**Work to do**
Quote all of the data below exactly, please.

**Records**
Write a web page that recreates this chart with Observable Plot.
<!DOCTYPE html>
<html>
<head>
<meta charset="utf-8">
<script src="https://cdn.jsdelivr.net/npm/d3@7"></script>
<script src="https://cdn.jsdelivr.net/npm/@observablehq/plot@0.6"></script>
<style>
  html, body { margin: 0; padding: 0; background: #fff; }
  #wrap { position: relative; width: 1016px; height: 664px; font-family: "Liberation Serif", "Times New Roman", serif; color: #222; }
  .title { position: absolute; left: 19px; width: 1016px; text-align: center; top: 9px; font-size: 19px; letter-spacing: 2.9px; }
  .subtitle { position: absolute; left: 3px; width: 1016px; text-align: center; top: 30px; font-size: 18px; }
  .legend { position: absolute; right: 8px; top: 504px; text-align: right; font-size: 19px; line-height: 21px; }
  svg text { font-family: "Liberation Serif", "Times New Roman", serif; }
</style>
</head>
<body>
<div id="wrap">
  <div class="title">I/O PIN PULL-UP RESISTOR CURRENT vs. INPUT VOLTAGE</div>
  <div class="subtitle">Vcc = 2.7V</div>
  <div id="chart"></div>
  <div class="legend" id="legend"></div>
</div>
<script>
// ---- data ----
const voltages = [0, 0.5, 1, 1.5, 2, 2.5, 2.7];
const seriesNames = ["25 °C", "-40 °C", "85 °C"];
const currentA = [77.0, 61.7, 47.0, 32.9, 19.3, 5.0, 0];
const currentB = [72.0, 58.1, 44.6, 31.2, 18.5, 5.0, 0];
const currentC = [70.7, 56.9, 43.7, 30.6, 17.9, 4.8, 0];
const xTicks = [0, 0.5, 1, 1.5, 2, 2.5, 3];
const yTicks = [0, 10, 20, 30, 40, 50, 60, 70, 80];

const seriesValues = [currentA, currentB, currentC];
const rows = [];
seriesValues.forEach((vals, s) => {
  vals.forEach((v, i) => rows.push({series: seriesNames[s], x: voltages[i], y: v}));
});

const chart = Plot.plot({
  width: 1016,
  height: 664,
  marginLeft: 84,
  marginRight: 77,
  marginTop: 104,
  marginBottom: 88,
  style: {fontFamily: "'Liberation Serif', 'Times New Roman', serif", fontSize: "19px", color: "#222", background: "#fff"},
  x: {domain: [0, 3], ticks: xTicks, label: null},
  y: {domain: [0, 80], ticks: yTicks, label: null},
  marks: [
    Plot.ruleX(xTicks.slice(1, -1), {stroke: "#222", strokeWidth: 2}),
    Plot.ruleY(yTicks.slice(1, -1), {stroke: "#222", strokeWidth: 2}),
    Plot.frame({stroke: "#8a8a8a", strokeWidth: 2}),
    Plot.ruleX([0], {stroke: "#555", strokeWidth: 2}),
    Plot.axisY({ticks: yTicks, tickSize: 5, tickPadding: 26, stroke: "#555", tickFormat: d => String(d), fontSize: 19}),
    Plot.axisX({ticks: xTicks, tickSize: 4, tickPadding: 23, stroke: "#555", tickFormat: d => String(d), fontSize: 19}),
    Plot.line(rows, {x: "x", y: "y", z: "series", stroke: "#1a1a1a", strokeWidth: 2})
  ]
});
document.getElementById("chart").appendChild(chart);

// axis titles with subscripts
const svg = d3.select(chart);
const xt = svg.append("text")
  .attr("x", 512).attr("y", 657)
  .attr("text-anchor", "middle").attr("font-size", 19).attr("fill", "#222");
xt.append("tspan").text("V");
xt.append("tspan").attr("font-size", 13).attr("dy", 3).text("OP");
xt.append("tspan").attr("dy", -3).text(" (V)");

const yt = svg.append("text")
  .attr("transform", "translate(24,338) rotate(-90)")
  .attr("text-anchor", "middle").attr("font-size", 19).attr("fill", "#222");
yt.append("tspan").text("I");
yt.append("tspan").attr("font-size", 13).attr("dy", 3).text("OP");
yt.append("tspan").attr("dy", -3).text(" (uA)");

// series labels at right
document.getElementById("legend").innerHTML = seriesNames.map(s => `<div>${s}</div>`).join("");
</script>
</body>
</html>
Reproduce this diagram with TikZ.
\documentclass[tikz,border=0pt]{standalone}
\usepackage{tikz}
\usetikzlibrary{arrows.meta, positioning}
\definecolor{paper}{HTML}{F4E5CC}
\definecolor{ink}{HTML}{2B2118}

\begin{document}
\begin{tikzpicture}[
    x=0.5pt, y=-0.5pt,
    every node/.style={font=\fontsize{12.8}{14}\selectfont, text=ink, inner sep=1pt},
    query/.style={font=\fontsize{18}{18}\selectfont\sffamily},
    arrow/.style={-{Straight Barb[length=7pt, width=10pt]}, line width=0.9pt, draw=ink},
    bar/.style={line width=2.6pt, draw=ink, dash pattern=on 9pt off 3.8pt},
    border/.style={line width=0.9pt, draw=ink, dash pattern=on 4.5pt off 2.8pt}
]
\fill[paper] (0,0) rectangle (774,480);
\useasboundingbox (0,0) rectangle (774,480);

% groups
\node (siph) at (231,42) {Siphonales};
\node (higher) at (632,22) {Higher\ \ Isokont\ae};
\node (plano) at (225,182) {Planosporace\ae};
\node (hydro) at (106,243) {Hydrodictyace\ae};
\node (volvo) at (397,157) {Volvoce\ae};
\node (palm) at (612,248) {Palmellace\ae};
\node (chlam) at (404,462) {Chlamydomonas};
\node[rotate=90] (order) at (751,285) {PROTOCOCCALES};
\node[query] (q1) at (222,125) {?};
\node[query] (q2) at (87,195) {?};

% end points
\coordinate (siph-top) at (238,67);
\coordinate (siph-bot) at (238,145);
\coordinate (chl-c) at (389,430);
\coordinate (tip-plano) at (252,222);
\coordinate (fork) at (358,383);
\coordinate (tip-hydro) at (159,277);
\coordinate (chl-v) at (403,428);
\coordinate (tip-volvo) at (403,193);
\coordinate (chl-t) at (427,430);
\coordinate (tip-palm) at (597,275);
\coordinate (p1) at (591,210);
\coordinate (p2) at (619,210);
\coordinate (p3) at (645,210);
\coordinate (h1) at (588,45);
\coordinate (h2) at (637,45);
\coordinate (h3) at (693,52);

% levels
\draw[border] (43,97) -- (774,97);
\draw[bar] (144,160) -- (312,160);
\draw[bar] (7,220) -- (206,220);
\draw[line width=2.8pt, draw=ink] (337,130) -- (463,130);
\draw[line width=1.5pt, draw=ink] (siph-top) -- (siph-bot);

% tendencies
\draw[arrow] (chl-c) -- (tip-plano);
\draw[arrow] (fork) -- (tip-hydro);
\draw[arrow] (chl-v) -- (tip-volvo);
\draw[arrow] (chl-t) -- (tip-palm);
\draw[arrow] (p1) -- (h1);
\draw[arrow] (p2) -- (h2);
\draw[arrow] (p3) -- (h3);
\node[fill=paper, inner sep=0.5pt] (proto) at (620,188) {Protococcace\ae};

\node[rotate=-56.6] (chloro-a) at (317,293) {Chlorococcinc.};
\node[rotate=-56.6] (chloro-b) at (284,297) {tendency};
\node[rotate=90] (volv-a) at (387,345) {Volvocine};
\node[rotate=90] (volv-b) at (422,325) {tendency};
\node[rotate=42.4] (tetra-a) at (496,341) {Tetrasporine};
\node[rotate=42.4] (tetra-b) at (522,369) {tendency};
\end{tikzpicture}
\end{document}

**Answer to this exercise**
Write a web page that recreates this chart with Observable Plot.
<!DOCTYPE html>
<html>
<head>
<meta charset="utf-8">
<script src="https://cdn.jsdelivr.net/npm/d3@7"></script>
<script src="https://cdn.jsdelivr.net/npm/@observablehq/plot@0.6"></script>
<style>
  html, body { margin: 0; padding: 0; background: #fff; }
  #wrap { position: relative; width: 1016px; height: 664px; font-family: "Liberation Serif", "Times New Roman", serif; color: #222; }
  .title { position: absolute; left: 19px; width: 1016px; text-align: center; top: 9px; font-size: 19px; letter-spacing: 2.9px; }
  .subtitle { position: absolute; left: 3px; width: 1016px; text-align: center; top: 30px; font-size: 18px; }
  .legend { position: absolute; right: 8px; top: 504px; text-align: right; font-size: 19px; line-height: 21px; }
  svg text { font-family: "Liberation Serif", "Times New Roman", serif; }
</style>
</head>
<body>
<div id="wrap">
  <div class="title">I/O PIN PULL-UP RESISTOR CURRENT vs. INPUT VOLTAGE</div>
  <div class="subtitle">Vcc = 2.7V</div>
  <div id="chart"></div>
  <div class="legend" id="legend"></div>
</div>
<script>
// ---- data ----
const voltages = [0, 0.5, 1, 1.5, 2, 2.5, 2.7];
const seriesNames = ["25 °C", "-40 °C", "85 °C"];
const currentA = [77.0, 61.7, 47.0, 32.9, 19.3, 5.0, 0];
const currentB = [72.0, 58.1, 44.6, 31.2, 18.5, 5.0, 0];
const currentC = [70.7, 56.9, 43.7, 30.6, 17.9, 4.8, 0];
const xTicks = [0, 0.5, 1, 1.5, 2, 2.5, 3];
const yTicks = [0, 10, 20, 30, 40, 50, 60, 70, 80];

const seriesValues = [currentA, currentB, currentC];
const rows = [];
seriesValues.forEach((vals, s) => {
  vals.forEach((v, i) => rows.push({series: seriesNames[s], x: voltages[i], y: v}));
});

const chart = Plot.plot({
  width: 1016,
  height: 664,
  marginLeft: 84,
  marginRight: 77,
  marginTop: 104,
  marginBottom: 88,
  style: {fontFamily: "'Liberation Serif', 'Times New Roman', serif", fontSize: "19px", color: "#222", background: "#fff"},
  x: {domain: [0, 3], ticks: xTicks, label: null},
  y: {domain: [0, 80], ticks: yTicks, label: null},
  marks: [
    Plot.ruleX(xTicks.slice(1, -1), {stroke: "#222", strokeWidth: 2}),
    Plot.ruleY(yTicks.slice(1, -1), {stroke: "#222", strokeWidth: 2}),
    Plot.frame({stroke: "#8a8a8a", strokeWidth: 2}),
    Plot.ruleX([0], {stroke: "#555", strokeWidth: 2}),
    Plot.axisY({ticks: yTicks, tickSize: 5, tickPadding: 26, stroke: "#555", tickFormat: d => String(d), fontSize: 19}),
    Plot.axisX({ticks: xTicks, tickSize: 4, tickPadding: 23, stroke: "#555", tickFormat: d => String(d), fontSize: 19}),
    Plot.line(rows, {x: "x", y: "y", z: "series", stroke: "#1a1a1a", strokeWidth: 2})
  ]
});
document.getElementById("chart").appendChild(chart);

// axis titles with subscripts
const svg = d3.select(chart);
const xt = svg.append("text")
  .attr("x", 512).attr("y", 657)
  .attr("text-anchor", "middle").attr("font-size", 19).attr("fill", "#222");
xt.append("tspan").text("V");
xt.append("tspan").attr("font-size", 13).attr("dy", 3).text("OP");
xt.append("tspan").attr("dy", -3).text(" (V)");

const yt = svg.append("text")
  .attr("transform", "translate(24,338) rotate(-90)")
  .attr("text-anchor", "middle").attr("font-size", 19).attr("fill", "#222");
yt.append("tspan").text("I");
yt.append("tspan").attr("font-size", 13).attr("dy", 3).text("OP");
yt.append("tspan").attr("dy", -3).text(" (uA)");

// series labels at right
document.getElementById("legend").innerHTML = seriesNames.map(s => `<div>${s}</div>`).join("");
</script>
</body>
</html>
Reproduce this diagram with TikZ.
\documentclass[tikz,border=0pt]{standalone}
\usepackage{tikz}
\usetikzlibrary{arrows.meta, positioning}
\definecolor{paper}{HTML}{F4E5CC}
\definecolor{ink}{HTML}{2B2118}

\begin{document}
\begin{tikzpicture}[
    x=0.5pt, y=-0.5pt,
    every node/.style={font=\fontsize{12.8}{14}\selectfont, text=ink, inner sep=1pt},
    query/.style={font=\fontsize{18}{18}\selectfont\sffamily},
    arrow/.style={-{Straight Barb[length=7pt, width=10pt]}, line width=0.9pt, draw=ink},
    bar/.style={line width=2.6pt, draw=ink, dash pattern=on 9pt off 3.8pt},
    border/.style={line width=0.9pt, draw=ink, dash pattern=on 4.5pt off 2.8pt}
]
\fill[paper] (0,0) rectangle (774,480);
\useasboundingbox (0,0) rectangle (774,480);

% groups
\node (siph) at (231,42) {Siphonales};
\node (higher) at (632,22) {Higher\ \ Isokont\ae};
\node (plano) at (225,182) {Planosporace\ae};
\node (hydro) at (106,243) {Hydrodictyace\ae};
\node (volvo) at (397,157) {Volvoce\ae};
\node (palm) at (612,248) {Palmellace\ae};
\node (chlam) at (404,462) {Chlamydomonas};
\node[rotate=90] (order) at (751,285) {PROTOCOCCALES};
\node[query] (q1) at (222,125) {?};
\node[query] (q2) at (87,195) {?};

% end points
\coordinate (siph-top) at (238,67);
\coordinate (siph-bot) at (238,145);
\coordinate (chl-c) at (389,430);
\coordinate (tip-plano) at (252,222);
\coordinate (fork) at (358,383);
\coordinate (tip-hydro) at (159,277);
\coordinate (chl-v) at (403,428);
\coordinate (tip-volvo) at (403,193);
\coordinate (chl-t) at (427,430);
\coordinate (tip-palm) at (597,275);
\coordinate (p1) at (591,210);
\coordinate (p2) at (619,210);
\coordinate (p3) at (645,210);
\coordinate (h1) at (588,45);
\coordinate (h2) at (637,45);
\coordinate (h3) at (693,52);

% levels
\draw[border] (43,97) -- (774,97);
\draw[bar] (144,160) -- (312,160);
\draw[bar] (7,220) -- (206,220);
\draw[line width=2.8pt, draw=ink] (337,130) -- (463,130);
\draw[line width=1.5pt, draw=ink] (siph-top) -- (siph-bot);

% tendencies
\draw[arrow] (chl-c) -- (tip-plano);
\draw[arrow] (fork) -- (tip-hydro);
\draw[arrow] (chl-v) -- (tip-volvo);
\draw[arrow] (chl-t) -- (tip-palm);
\draw[arrow] (p1) -- (h1);
\draw[arrow] (p2) -- (h2);
\draw[arrow] (p3) -- (h3);
\node[fill=paper, inner sep=0.5pt] (proto) at (620,188) {Protococcace\ae};

\node[rotate=-56.6] (chloro-a) at (317,293) {Chlorococcinc.};
\node[rotate=-56.6] (chloro-b) at (284,297) {tendency};
\node[rotate=90] (volv-a) at (387,345) {Volvocine};
\node[rotate=90] (volv-b) at (422,325) {tendency};
\node[rotate=42.4] (tetra-a) at (496,341) {Tetrasporine};
\node[rotate=42.4] (tetra-b) at (522,369) {tendency};
\end{tikzpicture}
\end{document}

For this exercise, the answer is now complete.